## REQUIREMENT:
Nothing after the line with "(0,0) rectangle (1209,743);" belongs in the copy; extract the lines below from the top through that line, pictures left out.

<<<<

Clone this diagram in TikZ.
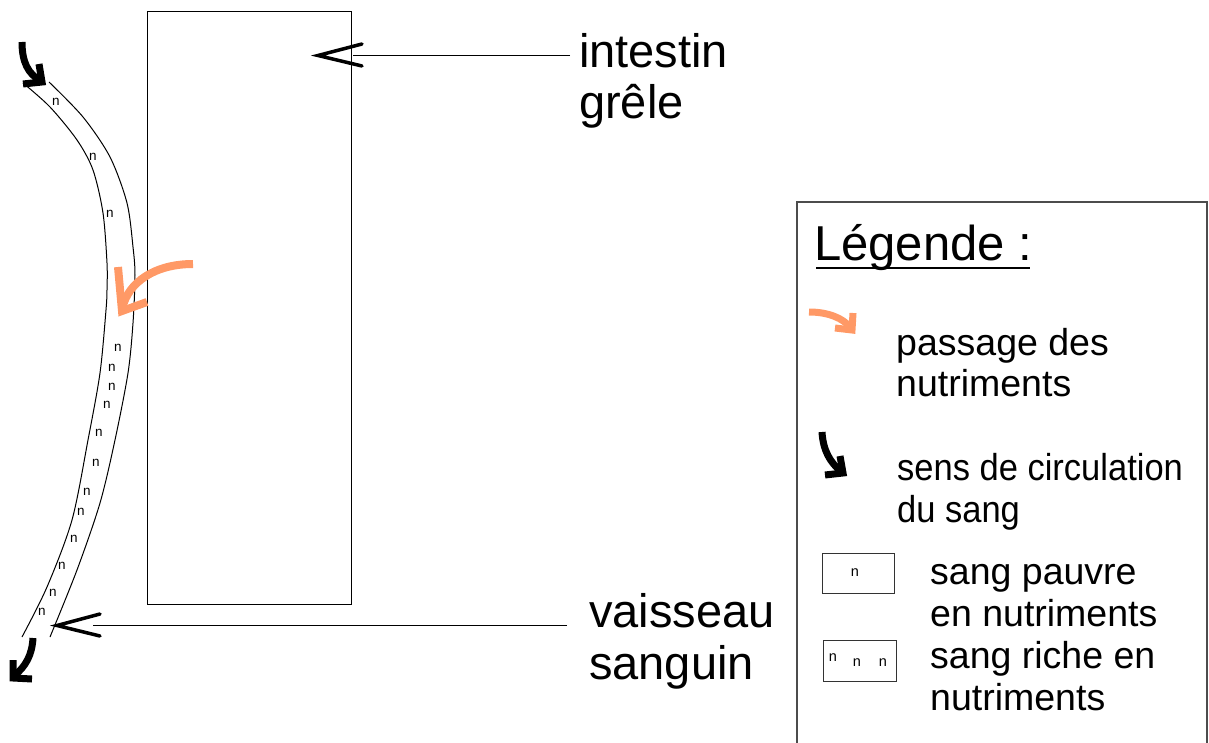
\documentclass[tikz,border=0pt]{standalone}
\usepackage{fontspec}
\usepackage{graphicx}
\setmainfont{Liberation Sans}
\usetikzlibrary{calc}
\definecolor{nutri}{HTML}{FF9966}
\tikzset{
  lbl/.style={inner sep=0pt, anchor=base west, font=\fontsize{47}{52}\selectfont},
  leglbl/.style={inner sep=0pt, anchor=base west, font=\fontsize{37.5}{42}\selectfont},
  nn/.style={inner sep=0pt, font=\fontsize{13.5}{14}\selectfont},
  nnleg/.style={inner sep=0pt, font=\fontsize{14.5}{15}\selectfont},
  fineline/.style={line width=1},
  chev/.style={line width=3.5, line cap=round, line join=miter},
  flow/.style={line width=7, line join=miter},
  samplebox/.style={draw=black!80, line width=1},
}
\begin{document}
\begin{tikzpicture}[x=1pt, y=-1pt]
\useasboundingbox (0,0) rectangle (1209,743);

% small intestine
\draw[fineline] (147,12) rectangle (351,604);

% blood vessel
\draw[fineline] plot[smooth] coordinates {(23,83) (50,107) (77,140) (93,170) (103,213) (107,263) (107,290) (106,310) (100,373) (88,440) (72,520) (47,587) (22,637)};
\draw[fineline] plot[smooth] coordinates {(49,82) (83,117) (110,157) (127,203) (133,247) (135,275) (133,323) (128,373) (115,440) (100,503) (77,570) (50,637)};

% nutrients in vessel
\foreach \p [count=\i] in {(56,102),(93,157),(110,214),(118,348),(112,368),(112,387),(107,405),(99,433),(96,463),(87,492),(81,512),(74,539),(62,566),(53,593),(42,612)}
  \node[nn] (n\i) at \p {n};

% blood flow arrows
\draw[flow] (22,42) .. controls (22,62) and (28,74) .. (41,81);
\draw[flow] (39,64) -- (42,82) -- (23,84);
\draw[flow] (33,638) .. controls (32,655) and (26,666) .. (14,676);
\draw[flow] (13,660) -- (13,678) -- (32,679);

% nutrient passage arrow
\draw[flow, nutri, line width=8] (193,264) .. controls (155,264) and (128,282) .. (122,309);
\draw[flow, nutri, line width=8] (118,267) -- (122,311) -- (147,302);

% labels
\node[lbl] (int1) at (579,68) {intestin};
\node[lbl] (int2) at (579,119) {grêle};
\node[lbl] (vai1) at (589,627) {vaisseau};
\node[lbl] (vai2) at (589,679) {sanguin};

\coordinate (intL) at (570,55.5);
\coordinate (intT) at (353,55.5);
\draw[fineline] (intL) -- (intT);
\draw[chev] (362,44) -- (318,55.5) -- (362,66);

\coordinate (vaiL) at (567,625.5);
\coordinate (vaiT) at (93,625.5);
\draw[fineline] (vaiL) -- (vaiT);
\draw[chev] (100,614) -- (57,625.5) -- (100,636);

% legend
\draw[line width=1.5, black!70] (797,743) -- (797,202) -- (1207,202) -- (1207,743);
\node[inner sep=0pt, anchor=base west, font=\fontsize{49}{54}\selectfont] (leg) at (814,261) {Légende :};
\draw[line width=2.5] (816,268) -- (1030,268);

\draw[flow, nutri] (809,312) .. controls (828,312) and (843,318) .. (851,328);
\draw[flow, nutri] (853,313) -- (852,330) -- (835,328);
\node[leglbl] (p1) at (896,355) {passage des};
\node[leglbl] (p2) at (896,396) {nutriments};

\draw[flow] (822,432) .. controls (823,450) and (830,463) .. (842,472);
\draw[flow] (840,456) -- (843,473) -- (825,475);
\node[leglbl] (s1) at (897,480) {\scalebox{0.92}[1]{sens de circulation}};
\node[leglbl] (s2) at (897,522) {\scalebox{0.92}[1]{du sang}};

\draw[samplebox] (822,553) rectangle (894,593);
\node[nnleg] (ln1) at (855,573) {n};
\node[leglbl] (sp1) at (930,584) {sang pauvre};
\node[leglbl] (sp2) at (930,626) {en nutriments};

\draw[samplebox] (823,640) rectangle (896,681);
\node[nnleg] (ln2) at (833,658) {n};
\node[nnleg] (ln3) at (857,663) {n};
\node[nnleg] (ln4) at (883,663) {n};
\node[leglbl] (sr1) at (930,668) {sang riche en};
\node[leglbl] (sr2) at (930,710) {nutriments};
\end{tikzpicture}
\end{document}
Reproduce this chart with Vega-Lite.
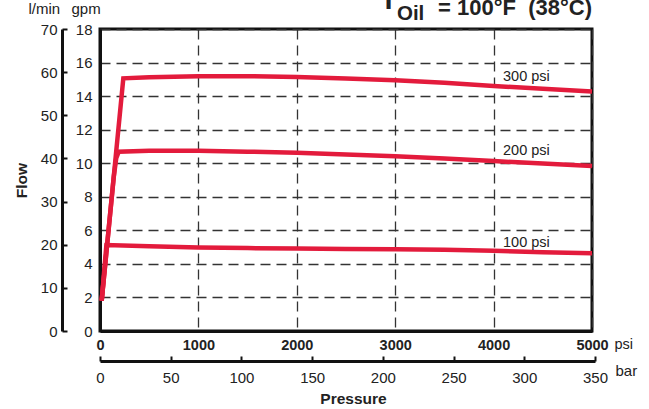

>>>>

## EXPECTED ANSWER:
Clone this diagram in TikZ.
\documentclass[tikz,border=0pt]{standalone}
\usepackage{fontspec}
\usepackage{graphicx}
\setmainfont{Liberation Sans}
\usetikzlibrary{calc}
\definecolor{nutri}{HTML}{FF9966}
\tikzset{
  lbl/.style={inner sep=0pt, anchor=base west, font=\fontsize{47}{52}\selectfont},
  leglbl/.style={inner sep=0pt, anchor=base west, font=\fontsize{37.5}{42}\selectfont},
  nn/.style={inner sep=0pt, font=\fontsize{13.5}{14}\selectfont},
  nnleg/.style={inner sep=0pt, font=\fontsize{14.5}{15}\selectfont},
  fineline/.style={line width=1},
  chev/.style={line width=3.5, line cap=round, line join=miter},
  flow/.style={line width=7, line join=miter},
  samplebox/.style={draw=black!80, line width=1},
}
\begin{document}
\begin{tikzpicture}[x=1pt, y=-1pt]
\useasboundingbox (0,0) rectangle (1209,743);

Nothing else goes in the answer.